Dataset section:
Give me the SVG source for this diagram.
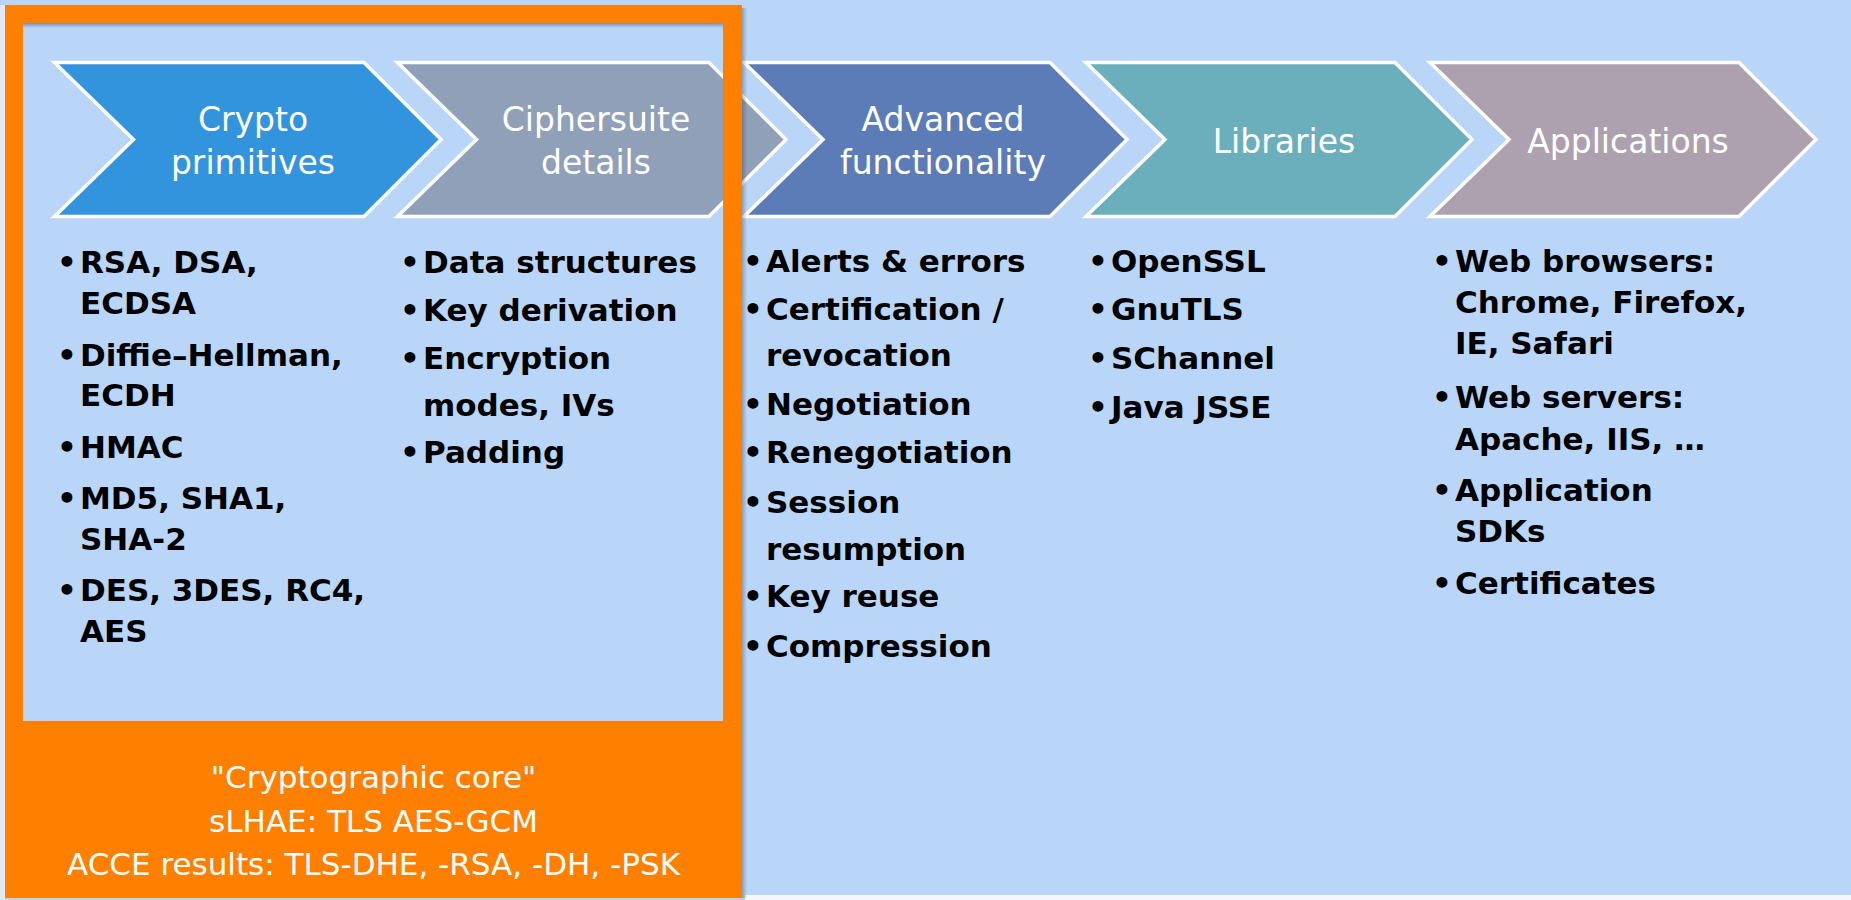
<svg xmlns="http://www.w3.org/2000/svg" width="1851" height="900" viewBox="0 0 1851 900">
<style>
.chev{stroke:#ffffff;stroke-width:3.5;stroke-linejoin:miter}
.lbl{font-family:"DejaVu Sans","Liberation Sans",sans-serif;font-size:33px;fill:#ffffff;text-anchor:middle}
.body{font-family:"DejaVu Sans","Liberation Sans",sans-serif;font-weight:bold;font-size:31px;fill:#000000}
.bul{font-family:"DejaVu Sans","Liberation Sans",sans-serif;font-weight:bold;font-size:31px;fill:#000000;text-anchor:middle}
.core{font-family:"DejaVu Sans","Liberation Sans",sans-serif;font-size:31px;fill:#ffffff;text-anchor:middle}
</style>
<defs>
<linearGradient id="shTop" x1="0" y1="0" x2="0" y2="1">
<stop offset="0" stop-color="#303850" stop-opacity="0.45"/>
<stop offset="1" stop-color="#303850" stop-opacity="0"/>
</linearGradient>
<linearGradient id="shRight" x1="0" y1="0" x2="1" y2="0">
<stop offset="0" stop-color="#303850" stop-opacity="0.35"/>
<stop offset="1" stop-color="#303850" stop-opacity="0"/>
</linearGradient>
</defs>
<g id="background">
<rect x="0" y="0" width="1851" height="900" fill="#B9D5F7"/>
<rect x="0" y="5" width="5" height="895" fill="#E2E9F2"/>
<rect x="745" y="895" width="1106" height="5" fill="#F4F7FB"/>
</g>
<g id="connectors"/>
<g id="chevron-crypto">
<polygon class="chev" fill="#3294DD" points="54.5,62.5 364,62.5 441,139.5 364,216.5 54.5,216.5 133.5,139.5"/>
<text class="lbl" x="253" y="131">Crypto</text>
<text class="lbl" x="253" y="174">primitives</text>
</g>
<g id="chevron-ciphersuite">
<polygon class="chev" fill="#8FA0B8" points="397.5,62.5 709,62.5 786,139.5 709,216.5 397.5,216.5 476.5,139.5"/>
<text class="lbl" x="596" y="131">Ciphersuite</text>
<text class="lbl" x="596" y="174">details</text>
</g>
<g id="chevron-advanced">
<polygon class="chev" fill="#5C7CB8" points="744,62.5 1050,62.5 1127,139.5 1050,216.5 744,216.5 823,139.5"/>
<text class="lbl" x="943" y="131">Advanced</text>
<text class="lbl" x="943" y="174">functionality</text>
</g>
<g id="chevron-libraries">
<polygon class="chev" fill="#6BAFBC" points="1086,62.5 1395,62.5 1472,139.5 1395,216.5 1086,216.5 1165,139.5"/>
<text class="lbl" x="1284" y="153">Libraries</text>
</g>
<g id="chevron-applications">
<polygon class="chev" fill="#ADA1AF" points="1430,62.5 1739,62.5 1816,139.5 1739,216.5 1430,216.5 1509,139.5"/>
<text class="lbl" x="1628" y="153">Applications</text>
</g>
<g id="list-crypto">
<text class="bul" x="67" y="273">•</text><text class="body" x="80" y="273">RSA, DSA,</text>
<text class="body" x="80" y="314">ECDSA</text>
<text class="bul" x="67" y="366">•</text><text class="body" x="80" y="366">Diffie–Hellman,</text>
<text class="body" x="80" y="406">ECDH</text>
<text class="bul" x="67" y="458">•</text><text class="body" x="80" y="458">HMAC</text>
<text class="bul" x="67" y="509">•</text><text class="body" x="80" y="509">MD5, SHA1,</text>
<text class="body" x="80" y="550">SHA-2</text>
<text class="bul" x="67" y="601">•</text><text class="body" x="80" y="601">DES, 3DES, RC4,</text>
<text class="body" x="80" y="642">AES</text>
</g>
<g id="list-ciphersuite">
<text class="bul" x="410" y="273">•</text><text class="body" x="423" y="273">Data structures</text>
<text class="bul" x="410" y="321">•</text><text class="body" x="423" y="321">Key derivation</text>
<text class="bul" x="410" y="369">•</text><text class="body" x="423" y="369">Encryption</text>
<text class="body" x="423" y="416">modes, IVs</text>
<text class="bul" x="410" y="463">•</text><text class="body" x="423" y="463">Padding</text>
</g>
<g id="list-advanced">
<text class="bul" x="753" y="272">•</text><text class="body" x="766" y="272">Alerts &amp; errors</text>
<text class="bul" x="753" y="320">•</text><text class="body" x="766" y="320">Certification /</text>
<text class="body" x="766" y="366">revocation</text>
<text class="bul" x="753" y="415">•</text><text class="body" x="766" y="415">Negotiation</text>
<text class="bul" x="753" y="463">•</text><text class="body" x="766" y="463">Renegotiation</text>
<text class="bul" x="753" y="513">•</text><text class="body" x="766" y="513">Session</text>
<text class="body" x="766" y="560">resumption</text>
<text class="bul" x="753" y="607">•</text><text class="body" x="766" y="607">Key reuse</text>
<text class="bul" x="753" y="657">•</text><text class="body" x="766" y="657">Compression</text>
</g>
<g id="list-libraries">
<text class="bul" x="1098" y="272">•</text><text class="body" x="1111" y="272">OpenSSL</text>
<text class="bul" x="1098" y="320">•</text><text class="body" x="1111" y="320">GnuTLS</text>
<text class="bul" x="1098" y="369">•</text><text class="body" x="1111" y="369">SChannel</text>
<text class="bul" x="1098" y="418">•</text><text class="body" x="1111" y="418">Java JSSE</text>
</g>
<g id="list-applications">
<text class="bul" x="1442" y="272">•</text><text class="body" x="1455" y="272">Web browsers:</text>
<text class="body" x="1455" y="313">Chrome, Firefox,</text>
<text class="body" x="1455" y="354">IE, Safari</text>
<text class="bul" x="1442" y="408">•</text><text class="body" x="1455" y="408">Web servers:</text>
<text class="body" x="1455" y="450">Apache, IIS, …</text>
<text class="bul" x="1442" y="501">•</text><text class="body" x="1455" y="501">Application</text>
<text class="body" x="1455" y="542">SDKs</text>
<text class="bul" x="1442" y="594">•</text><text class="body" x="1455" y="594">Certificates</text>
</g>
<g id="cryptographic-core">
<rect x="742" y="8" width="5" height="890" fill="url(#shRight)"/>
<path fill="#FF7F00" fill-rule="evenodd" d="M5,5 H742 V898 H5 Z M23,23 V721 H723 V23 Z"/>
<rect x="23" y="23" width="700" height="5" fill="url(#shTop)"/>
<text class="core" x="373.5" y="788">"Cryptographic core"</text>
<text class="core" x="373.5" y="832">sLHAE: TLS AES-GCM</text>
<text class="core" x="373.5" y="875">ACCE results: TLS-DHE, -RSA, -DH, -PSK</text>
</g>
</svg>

Task requirements: Transcribe the material as is, with images omitted.

Result:
Give me the SVG source for this diagram.
<svg xmlns="http://www.w3.org/2000/svg" width="1851" height="900" viewBox="0 0 1851 900">
<style>
.chev{stroke:#ffffff;stroke-width:3.5;stroke-linejoin:miter}
.lbl{font-family:"DejaVu Sans","Liberation Sans",sans-serif;font-size:33px;fill:#ffffff;text-anchor:middle}
.body{font-family:"DejaVu Sans","Liberation Sans",sans-serif;font-weight:bold;font-size:31px;fill:#000000}
.bul{font-family:"DejaVu Sans","Liberation Sans",sans-serif;font-weight:bold;font-size:31px;fill:#000000;text-anchor:middle}
.core{font-family:"DejaVu Sans","Liberation Sans",sans-serif;font-size:31px;fill:#ffffff;text-anchor:middle}
</style>
<defs>
<linearGradient id="shTop" x1="0" y1="0" x2="0" y2="1">
<stop offset="0" stop-color="#303850" stop-opacity="0.45"/>
<stop offset="1" stop-color="#303850" stop-opacity="0"/>
</linearGradient>
<linearGradient id="shRight" x1="0" y1="0" x2="1" y2="0">
<stop offset="0" stop-color="#303850" stop-opacity="0.35"/>
<stop offset="1" stop-color="#303850" stop-opacity="0"/>
</linearGradient>
</defs>
<g id="background">
<rect x="0" y="0" width="1851" height="900" fill="#B9D5F7"/>
<rect x="0" y="5" width="5" height="895" fill="#E2E9F2"/>
<rect x="745" y="895" width="1106" height="5" fill="#F4F7FB"/>
</g>
<g id="connectors"/>
<g id="chevron-crypto">
<polygon class="chev" fill="#3294DD" points="54.5,62.5 364,62.5 441,139.5 364,216.5 54.5,216.5 133.5,139.5"/>
<text class="lbl" x="253" y="131">Crypto</text>
<text class="lbl" x="253" y="174">primitives</text>
</g>
<g id="chevron-ciphersuite">
<polygon class="chev" fill="#8FA0B8" points="397.5,62.5 709,62.5 786,139.5 709,216.5 397.5,216.5 476.5,139.5"/>
<text class="lbl" x="596" y="131">Ciphersuite</text>
<text class="lbl" x="596" y="174">details</text>
</g>
<g id="chevron-advanced">
<polygon class="chev" fill="#5C7CB8" points="744,62.5 1050,62.5 1127,139.5 1050,216.5 744,216.5 823,139.5"/>
<text class="lbl" x="943" y="131">Advanced</text>
<text class="lbl" x="943" y="174">functionality</text>
</g>
<g id="chevron-libraries">
<polygon class="chev" fill="#6BAFBC" points="1086,62.5 1395,62.5 1472,139.5 1395,216.5 1086,216.5 1165,139.5"/>
<text class="lbl" x="1284" y="153">Libraries</text>
</g>
<g id="chevron-applications">
<polygon class="chev" fill="#ADA1AF" points="1430,62.5 1739,62.5 1816,139.5 1739,216.5 1430,216.5 1509,139.5"/>
<text class="lbl" x="1628" y="153">Applications</text>
</g>
<g id="list-crypto">
<text class="bul" x="67" y="273">•</text><text class="body" x="80" y="273">RSA, DSA,</text>
<text class="body" x="80" y="314">ECDSA</text>
<text class="bul" x="67" y="366">•</text><text class="body" x="80" y="366">Diffie–Hellman,</text>
<text class="body" x="80" y="406">ECDH</text>
<text class="bul" x="67" y="458">•</text><text class="body" x="80" y="458">HMAC</text>
<text class="bul" x="67" y="509">•</text><text class="body" x="80" y="509">MD5, SHA1,</text>
<text class="body" x="80" y="550">SHA-2</text>
<text class="bul" x="67" y="601">•</text><text class="body" x="80" y="601">DES, 3DES, RC4,</text>
<text class="body" x="80" y="642">AES</text>
</g>
<g id="list-ciphersuite">
<text class="bul" x="410" y="273">•</text><text class="body" x="423" y="273">Data structures</text>
<text class="bul" x="410" y="321">•</text><text class="body" x="423" y="321">Key derivation</text>
<text class="bul" x="410" y="369">•</text><text class="body" x="423" y="369">Encryption</text>
<text class="body" x="423" y="416">modes, IVs</text>
<text class="bul" x="410" y="463">•</text><text class="body" x="423" y="463">Padding</text>
</g>
<g id="list-advanced">
<text class="bul" x="753" y="272">•</text><text class="body" x="766" y="272">Alerts &amp; errors</text>
<text class="bul" x="753" y="320">•</text><text class="body" x="766" y="320">Certification /</text>
<text class="body" x="766" y="366">revocation</text>
<text class="bul" x="753" y="415">•</text><text class="body" x="766" y="415">Negotiation</text>
<text class="bul" x="753" y="463">•</text><text class="body" x="766" y="463">Renegotiation</text>
<text class="bul" x="753" y="513">•</text><text class="body" x="766" y="513">Session</text>
<text class="body" x="766" y="560">resumption</text>
<text class="bul" x="753" y="607">•</text><text class="body" x="766" y="607">Key reuse</text>
<text class="bul" x="753" y="657">•</text><text class="body" x="766" y="657">Compression</text>
</g>
<g id="list-libraries">
<text class="bul" x="1098" y="272">•</text><text class="body" x="1111" y="272">OpenSSL</text>
<text class="bul" x="1098" y="320">•</text><text class="body" x="1111" y="320">GnuTLS</text>
<text class="bul" x="1098" y="369">•</text><text class="body" x="1111" y="369">SChannel</text>
<text class="bul" x="1098" y="418">•</text><text class="body" x="1111" y="418">Java JSSE</text>
</g>
<g id="list-applications">
<text class="bul" x="1442" y="272">•</text><text class="body" x="1455" y="272">Web browsers:</text>
<text class="body" x="1455" y="313">Chrome, Firefox,</text>
<text class="body" x="1455" y="354">IE, Safari</text>
<text class="bul" x="1442" y="408">•</text><text class="body" x="1455" y="408">Web servers:</text>
<text class="body" x="1455" y="450">Apache, IIS, …</text>
<text class="bul" x="1442" y="501">•</text><text class="body" x="1455" y="501">Application</text>
<text class="body" x="1455" y="542">SDKs</text>
<text class="bul" x="1442" y="594">•</text><text class="body" x="1455" y="594">Certificates</text>
</g>
<g id="cryptographic-core">
<rect x="742" y="8" width="5" height="890" fill="url(#shRight)"/>
<path fill="#FF7F00" fill-rule="evenodd" d="M5,5 H742 V898 H5 Z M23,23 V721 H723 V23 Z"/>
<rect x="23" y="23" width="700" height="5" fill="url(#shTop)"/>
<text class="core" x="373.5" y="788">"Cryptographic core"</text>
<text class="core" x="373.5" y="832">sLHAE: TLS AES-GCM</text>
<text class="core" x="373.5" y="875">ACCE results: TLS-DHE, -RSA, -DH, -PSK</text>
</g>
</svg>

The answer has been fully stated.